Derrick’s East End Waterproofing was “a natural extension” of Mildew Busters, they explained, a way to extend the working season by offering interior services such as ridding basements of mold and mildew and refinishing and sealing them so there won’t be a problem again.

The brothers head to Bill’s house early every morning to plan their days: where they will be working and what they’ll need at each site. Ben and Derrick grab what they’ll need from their shed and head to work, rarely seeing each other during the day. Bill works the phone, oversees logistics and often shows up with supplies. Each business hires three helpers in summers and keeps two of them, Trent and Carlos, on all year.

Just recently, they incorporated their businesses and registered their logos as trademarks. They were designed by Shelter Islander Adam Hashagen.

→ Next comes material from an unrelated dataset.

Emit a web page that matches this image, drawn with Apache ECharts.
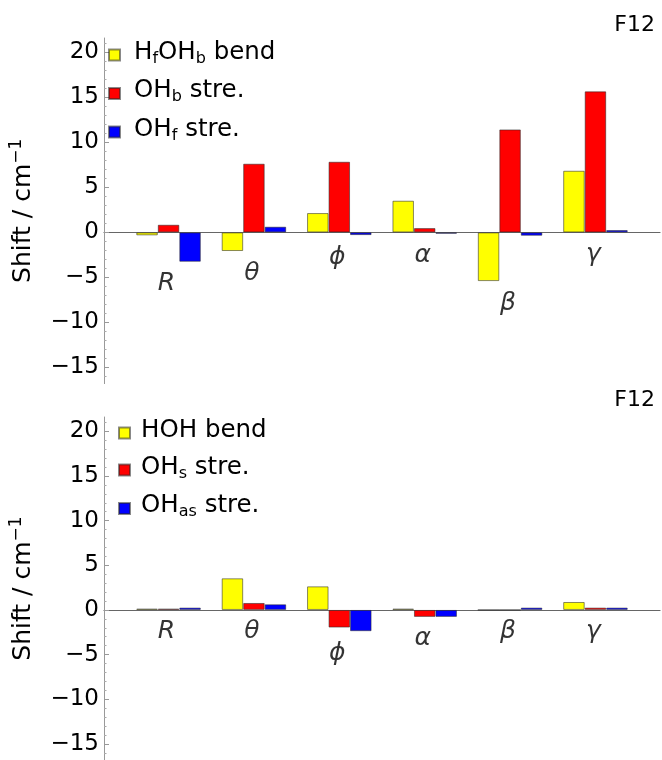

Like Bill, Ben and Derrick are hunters and fishermen. They look forward to grabbing some time this fall to head out with their Chesapeake retrievers — Captain Jack, age 9, and Mahi, age 3 — for some duck and goose hunting.

Do they ever consider themselves lucky?

“That’s a really good question,” Ben said. “I don’t know if I ever felt lucky. It definitely makes sense.”

“It makes sense,” Derrick agreed. “We worked hard for it.”